A fines de los años 70, la tentación legalista de los Hermanos cedió paso a la formación de grupos centrados en el terror, animados por el establecimiento de la República islámica en Irán y por el deseo de destruir a Israel tras los acuerdos de Camp David. Como telón de fondo, otro teórico, éste del siglo XIII, Ibn Taymiyya, el Aristóteles de la tradición integrista musulmana, que fija el canon de la sociedad perfecta sometida a la sharía y la obligación de la ‘yihad’ implacable contra los enemigos externos e internos del Islam, gobernantes apóstatas incluidos (ejecución de Sadat en 1981). A esos ingredientes de base fueron sumándose otros agentes de radicalización: la incidencia de la guerra de Afganistán, crisol del internacionalismo yihadista, la conversión del islamismo en terrorismo en Argelia, y, en otro orden de cosas, los cambios tecnológicos en el sistema de comunicaciones que por vez primera hacen posible la transmisión inmediata de los mensajes y de las imágenes, así como de las consignas de organización, a escala mundial. El regreso a la edad de oro del Profeta, en su vertiente bélica, configura una auténtica utopía arcaizante, una arqueoutopía, apoyada en los recursos tecnológicos de la globalización.

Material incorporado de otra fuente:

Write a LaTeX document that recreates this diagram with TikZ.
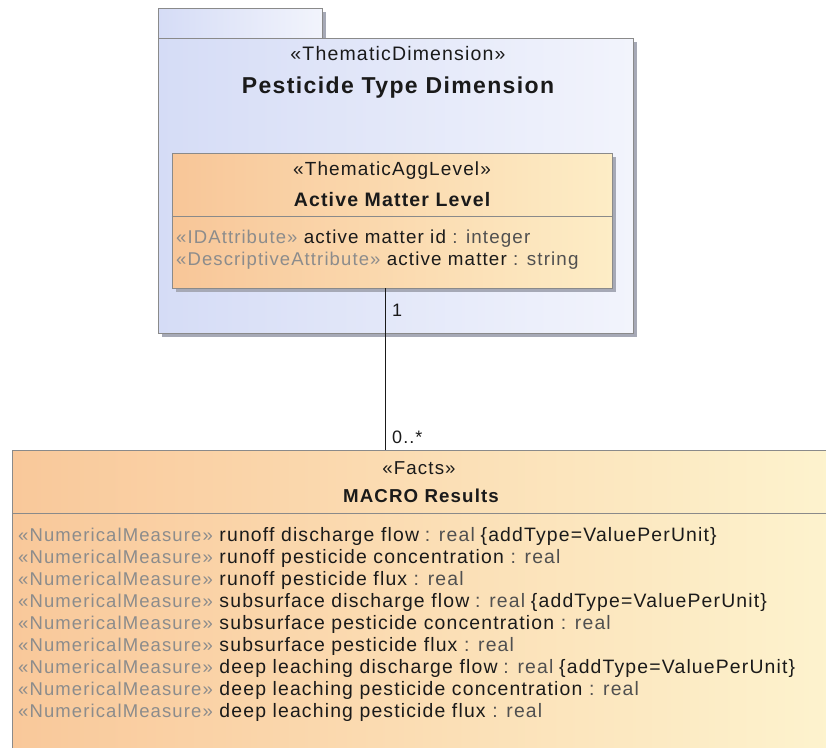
\documentclass[tikz,border=0pt]{standalone}
\usepackage{fontspec}
\setmainfont{Liberation Sans}[LetterSpace=6]
\definecolor{pkgL}{HTML}{D5DCF6}
\definecolor{pkgR}{HTML}{F2F4FC}
\definecolor{clsL}{HTML}{F8C698}
\definecolor{clsR}{HTML}{FDEDC6}
\definecolor{factL}{HTML}{F9C89A}
\definecolor{factR}{HTML}{FDF3CE}
\definecolor{edge}{HTML}{8A8A8A}
\definecolor{stereo}{HTML}{8C8C8C}
\definecolor{typec}{HTML}{505050}
\definecolor{ink}{HTML}{1A1A1A}
\definecolor{shadowc}{HTML}{A6A9B6}
\tikzset{
  pkgbox/.style={draw=edge, line width=0.8pt, left color=pkgL, right color=pkgR},
  clsbox/.style={draw=edge, line width=0.8pt, left color=clsL, right color=clsR},
  shade/.style={fill=shadowc},
  txt/.style={inner sep=0pt, text=ink},
  attr/.style={inner sep=0pt, anchor=base west, text=ink, font=\fontsize{18.8}{22}\selectfont},
  conn/.style={draw=ink, line width=0.8pt},
}
\newcommand{\gap}{\hspace{0.3em}}
\newcommand{\stq}[1]{{\fontsize{18.5}{22}\selectfont\textcolor{stereo}{#1}}}
\newcommand{\tyq}[1]{\textcolor{typec}{#1}}
\begin{document}
\begin{tikzpicture}[x=1pt,y=-1pt]
\useasboundingbox (0,0) rectangle (826,747);
\fill[white] (0,0) rectangle (826,747);
% package shadow
\fill[shade] (162,12) rectangle (326,42);
\fill[shade] (162,42) rectangle (637,337);
% package tab and body
\path[pkgbox] (158,8) rectangle (322,38);
\node[pkgbox, minimum width=475pt, minimum height=295pt, inner sep=0pt] (pkg) at (395.5,185.5) {};
\node[txt, font=\fontsize{19.5}{22}\selectfont] (pkgst) at (398,54) {«ThematicDimension»};
\node[txt, font=\fontsize{23}{26}\selectfont\bfseries] (pkgname) at (398,88) {Pesticide Type Dimension};
% class shadow
\fill[shade] (176,157) rectangle (616,292);
\node[clsbox, minimum width=440pt, minimum height=135pt, inner sep=0pt] (aml) at (392,220.5) {};
\draw[edge, line width=0.8pt] (aml.west |- 0,216) -- (aml.east |- 0,216);
\node[txt, font=\fontsize{19}{22}\selectfont] (amlst) at (392,171) {«ThematicAggLevel»};
\node[txt, font=\fontsize{19.5}{22}\selectfont\bfseries] (amlname) at (392,200) {Active Matter Level};
\node[attr] (a1) at (176,243) {\stq{«IDAttribute»} active matter id \tyq{: integer}};
\node[attr] (a2) at (176,265) {\stq{«DescriptiveAttribute»} active matter \tyq{: string}};
% facts box
\node[clsbox, left color=factL, right color=factR, minimum width=820pt, minimum height=320pt, inner sep=0pt, anchor=north west] (mr) at (12,450) {};
\draw[edge, line width=0.8pt] (12,513) -- (832,513);
\node[txt, font=\fontsize{18.7}{22}\selectfont] (mrst) at (419,468) {«Facts»};
\node[txt, font=\fontsize{18.7}{22}\selectfont\bfseries] (mrname) at (421,496) {MACRO Results};
\foreach \i/\t in {0/{runoff discharge flow\gap \tyq{: real}\gap \{addType=ValuePerUnit\}},
                   1/{runoff pesticide concentration \tyq{: real}},
                   2/{runoff pesticide flux \tyq{: real}},
                   3/{subsurface discharge flow\gap \tyq{: real}\gap \{addType=ValuePerUnit\}},
                   4/{subsurface pesticide concentration \tyq{: real}},
                   5/{subsurface pesticide flux \tyq{: real}},
                   6/{deep leaching discharge flow\gap \tyq{: real}\gap \{addType=ValuePerUnit\}},
                   7/{deep leaching pesticide concentration \tyq{: real}},
                   8/{deep leaching pesticide flux \tyq{: real}}}
  \node[attr, font=\fontsize{19.4}{22}\selectfont] (m\i) at (18,541+22*\i) {\stq{«NumericalMeasure»} \t};
% connector
\draw[conn] ([xshift=-7pt]aml.south) -- ([xshift=-7pt]aml.south |- mr.north);
\node[txt, font=\fontsize{18}{20}\selectfont, anchor=base west] (m1lbl) at (392,316) {1};
\node[txt, font=\fontsize{18}{20}\selectfont, anchor=base west] (m2lbl) at (392,443) {0..*};
\end{tikzpicture}
\end{document}
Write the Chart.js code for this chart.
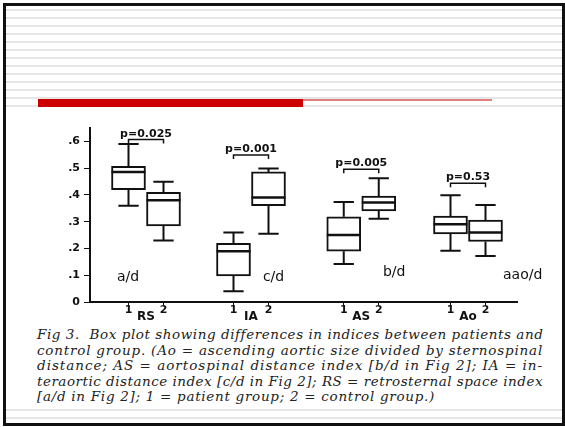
<!DOCTYPE html>
<html>
<head>
<meta charset="utf-8">
<script src="https://cdn.jsdelivr.net/npm/chart.js@4/dist/chart.umd.min.js"></script>
<style>
    html, body { margin: 0; padding: 0; background: #fff; }
    #page { position: relative; width: 565px; height: 427px; overflow: hidden; background: #fff; }
    .frame { position: absolute; left: 3px; top: 3px; width: 556px; height: 417px; border: 3px solid #111; }
    .stripes { position: absolute; left: 6px; top: 8px; width: 557px; height: 100px;
        background: repeating-linear-gradient(to bottom, #fff 0 1px, #e6e6e6 1px 3px, #fff 3px 8px); }
    .stripe-low { position: absolute; left: 6px; width: 557px; height: 2px; background: #e6e6e6; }
    .red-bar { position: absolute; left: 38px; top: 99px; width: 265px; height: 8px; background: #cc0000; }
    .red-line { position: absolute; left: 303px; top: 99px; width: 189px; height: 2px; background: #e08080; }
    #chart-wrap { position: absolute; left: 0; top: 0; width: 565px; height: 427px; }
    .caption { position: absolute; left: 37px; top: 327px; width: 506px;
        font: italic 13.5px 'DejaVu Serif', serif; color: #222; }
    .caption div { height: 15.5px; line-height: 15.5px; white-space: nowrap; }
</style>
</head>
<body>
<div id="page">
    <div class="stripes"></div>
    <div class="stripe-low" style="top: 409px;"></div>
    <div class="stripe-low" style="top: 417px;"></div>
    <div class="red-bar"></div>
    <div class="red-line"></div>
    <div class="frame"></div>
    <div class="caption" id="caption">
        <div><span>Fig 3.&nbsp; Box plot showing differences in indices between patients and</span></div>
        <div><span>control group. (Ao = ascending aortic size divided by sternospinal</span></div>
        <div><span>distance; AS = aortospinal distance index [b/d in Fig 2]; IA = in-</span></div>
        <div><span>teraortic distance index [c/d in Fig 2]; RS = retrosternal space index</span></div>
        <div class="last"><span>[a/d in Fig 2]; 1 = patient group; 2 = control group.)</span></div>
    </div>
    <div id="chart-wrap"><canvas id="box-chart"></canvas></div>
</div>

<script>
// Groups and boxes (1 = patient, 2 = control)
const groupNames = ['RS', 'IA', 'AS', 'Ao'];
const boxLabels = ['1', '2', '1', '2', '1', '2', '1', '2'];
const boxPositions = [1.1, 2.1, 4.1, 5.1, 7.25, 8.25, 10.3, 11.3];

// Box plot statistics
const mins    = [0.36, 0.23, 0.04, 0.255, 0.142, 0.311, 0.191, 0.172];
const q1s     = [0.42, 0.284, 0.097, 0.36, 0.19, 0.34, 0.254, 0.226];
const medians = [0.486, 0.38, 0.19, 0.39, 0.25, 0.372, 0.29, 0.26];
const q3s     = [0.507, 0.41, 0.219, 0.486, 0.318, 0.396, 0.321, 0.306];
const maxs    = [0.59, 0.449, 0.26, 0.499, 0.374, 0.462, 0.399, 0.362];

// Significance brackets
const pValues = ['p=0.025', 'p=0.001', 'p=0.005', 'p=0.53'];
const bracketLevels = [0.607, 0.549, 0.496, 0.444];

// Index labels written on the plot
const indexLabels = ['a/d', 'c/d', 'b/d', 'aao/d'];
const indexLabelX = [0.77, 4.94, 8.37, 11.8];
const indexLabelY = [0.093, 0.093, 0.112, 0.1];

const yTicks = [0, 0.1, 0.2, 0.3, 0.4, 0.5, 0.6];
const yTickLabels = ['0', '.1', '.2', '.3', '.4', '.5', '.6'];

const groupCenters = groupNames.map((_, g) => (boxPositions[g * 2] + boxPositions[g * 2 + 1]) / 2);

const BOLD = "bold 11px 'DejaVu Sans', sans-serif";
const CAPTION_WIDTH = 506;

// Whiskers, medians, brackets and labels drawn through the chart scales
const boxPlotExtras = {
    id: 'boxPlotExtras',
    beforeDatasetsDraw(chart) {
        const { ctx, scales: { x, y } } = chart;
        ctx.save();
        ctx.strokeStyle = '#111';
        ctx.lineWidth = 2;
        boxPositions.forEach((pos, i) => {
            const cx = x.getPixelForValue(pos);
            const capHalf = x.getPixelForValue(pos + 0.29) - cx;
            ctx.beginPath();
            ctx.moveTo(cx, y.getPixelForValue(maxs[i]));
            ctx.lineTo(cx, y.getPixelForValue(q3s[i]));
            ctx.moveTo(cx, y.getPixelForValue(q1s[i]));
            ctx.lineTo(cx, y.getPixelForValue(mins[i]));
            ctx.moveTo(cx - capHalf, y.getPixelForValue(maxs[i]));
            ctx.lineTo(cx + capHalf, y.getPixelForValue(maxs[i]));
            ctx.moveTo(cx - capHalf, y.getPixelForValue(mins[i]));
            ctx.lineTo(cx + capHalf, y.getPixelForValue(mins[i]));
            ctx.stroke();
        });
        ctx.restore();
    },
    afterDatasetsDraw(chart) {
        const { ctx, scales: { x, y } } = chart;
        ctx.save();
        ctx.strokeStyle = '#111';
        ctx.fillStyle = '#111';

        // Medians
        ctx.lineWidth = 2.5;
        boxPositions.forEach((pos, i) => {
            const cx = x.getPixelForValue(pos);
            const half = x.getPixelForValue(pos + 0.485) - cx;
            const my = y.getPixelForValue(medians[i]);
            ctx.beginPath();
            ctx.moveTo(cx - half, my);
            ctx.lineTo(cx + half, my);
            ctx.stroke();
        });

        // p-value brackets
        ctx.lineWidth = 1.5;
        ctx.font = BOLD;
        ctx.textAlign = 'center';
        ctx.textBaseline = 'alphabetic';
        pValues.forEach((label, g) => {
            const x1 = x.getPixelForValue(boxPositions[g * 2]);
            const x2 = x.getPixelForValue(boxPositions[g * 2 + 1]);
            const by = y.getPixelForValue(bracketLevels[g]);
            ctx.beginPath();
            ctx.moveTo(x1, by + 4);
            ctx.lineTo(x1, by);
            ctx.lineTo(x2, by);
            ctx.lineTo(x2, by + 4);
            ctx.stroke();
            ctx.fillText(label, (x1 + x2) / 2, by - 3);
        });

        // Index labels
        ctx.font = "14px 'DejaVu Sans', sans-serif";
        ctx.textAlign = 'left';
        ctx.textBaseline = 'middle';
        indexLabels.forEach((label, i) => {
            ctx.fillText(label, x.getPixelForValue(indexLabelX[i]), y.getPixelForValue(indexLabelY[i]));
        });
        ctx.restore();
    },
    afterDraw(chart) {
        // Group names under each pair of tick labels
        const { ctx, scales: { x } } = chart;
        ctx.save();
        ctx.fillStyle = '#111';
        ctx.font = "bold 12px 'DejaVu Sans', sans-serif";
        ctx.textAlign = 'center';
        ctx.textBaseline = 'middle';
        groupNames.forEach((name, g) => {
            ctx.fillText(name, x.getPixelForValue(groupCenters[g]), x.bottom - x.height + 15);
        });
        ctx.restore();
    }
};

// Stretch caption lines to the column width with letter spacing (justified look)
function fitCaption() {
    const lines = document.querySelectorAll('#caption div');
    let spacingSum = 0;
    let count = 0;
    lines.forEach(line => {
        if (line.classList.contains('last')) return;
        const span = line.querySelector('span');
        const natural = span.getBoundingClientRect().width;
        const spacing = (CAPTION_WIDTH - natural) / span.textContent.length;
        span.style.letterSpacing = spacing + 'px';
        spacingSum += spacing;
        count++;
    });
    const last = document.querySelector('#caption div.last span');
    last.style.letterSpacing = (spacingSum / count) + 'px';
}

function buildChart() {
    const ctx = document.getElementById('box-chart').getContext('2d');

    new Chart(ctx, {
        type: 'bar',
        data: {
            datasets: [{
                data: boxPositions.map((pos, i) => ({ x: pos, y: [q1s[i], q3s[i]] })),
                backgroundColor: '#fff',
                borderColor: '#111',
                borderWidth: 2,
                borderSkipped: false,
                barThickness: 34
            }]
        },
        options: {
            responsive: true,
            maintainAspectRatio: false,
            animation: false,
            layout: { padding: { left: 0, top: 128, right: 48, bottom: 0 } },
            plugins: {
                legend: { display: false },
                tooltip: { enabled: false }
            },
            scales: {
                x: {
                    type: 'linear',
                    position: 'bottom',
                    min: 0,
                    max: 12.2,
                    offset: false,
                    afterBuildTicks: (scale) => { scale.ticks = boxPositions.map(v => ({ value: v })); },
                    afterFit: (scale) => { scale.height = 125; },
                    grid: { offset: false, drawOnChartArea: false, drawTicks: true, tickLength: 3, color: '#111' },
                    border: { color: '#111', width: 2 },
                    ticks: {
                        autoSkip: false,
                        maxRotation: 0,
                        padding: -1,
                        color: '#111',
                        font: { family: "'DejaVu Sans', sans-serif", size: 11, weight: 'bold' },
                        callback: (value, index) => boxLabels[index]
                    }
                },
                y: {
                    type: 'linear',
                    min: 0,
                    max: 0.65,
                    afterBuildTicks: (scale) => { scale.ticks = yTicks.map(v => ({ value: v })); },
                    afterFit: (scale) => { scale.width = 90; },
                    grid: { drawOnChartArea: false, drawTicks: true, tickLength: 6, color: '#111' },
                    border: { color: '#111', width: 2 },
                    ticks: {
                        padding: 4,
                        color: '#111',
                        font: { family: "'DejaVu Sans', sans-serif", size: 11, weight: 'bold' },
                        callback: (value, index) => yTickLabels[index]
                    }
                }
            }
        },
        plugins: [boxPlotExtras]
    });
}

document.addEventListener('DOMContentLoaded', () => {
    fitCaption();
    buildChart();
});
</script>
</body>
</html>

Los dirigentes de Al-Qaeda sí creen en «la guerra de civilizaciones» anunciada por Huntington y tratan de que todo el mundo musulmán la asuma, arrastrado por la eficacia de su megaterrorismo y por errores descomunales como la invasión de Irak. La respuesta no puede ser únicamente policial y militar. La «alianza de las civilizaciones» ha de ser algo más que un eslogan bienintencionado. Por lo que nos toca de manera inmediata, sólo mediante una política eficaz de integración de nuestros colectivos de inmigrantes musulmanes, evitando la formación de guetos, y con el establecimiento de una distinción precisa entre lo que es el núcleo teológico de la religión islámica, en nada violento, y lo que es la deriva yihadista de la etapa del Profeta armado, podremos evitar la consolidación de una sociabilidad hostil en ambos sentidos y de consecuencias inevitablemente negativas.
Antonio Elorza es catedrático de Penamiento Político en la Univarsidad Complutense.